Mit Liebe! P.S. Vielen herzlichen Dank an unseren wunderbaren Fotografen Manfred Stromberg, der so einfühlsam die Tage des Wanderretreats in Bildern festhielt. Hier die Links zu den beiden letzten sunday morning practices in diesem Jahr: https://susannamuehlbacher.com/produkt/sunday-morning-practice-bedingungslose-freude/ https://susannamuehlbacher.com/produkt/sunday-morning-practice-stille/

2 Gedanken zu “Erkenntnisse im Wanderretreat

  1. Titus

    Hi Susanna!

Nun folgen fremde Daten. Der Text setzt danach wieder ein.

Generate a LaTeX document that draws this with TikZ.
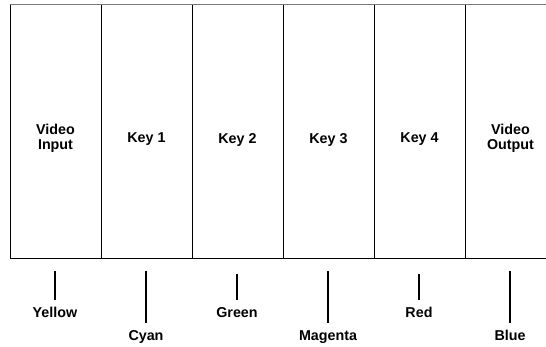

Wie immer wunderbare Worte mit unglaublicher Klarheit! Und Gratulation an Manfred für die stimmungsvollen Fotos !

    1. Susanna

      Hi lieber Titus, so schön, dir hier zu begegnen. Danke dir! Jaaaa, so wunderbare Fotos! Am Mittwoch schauen wir sie uns gemeinsam an. Hoffe, du bist dabei.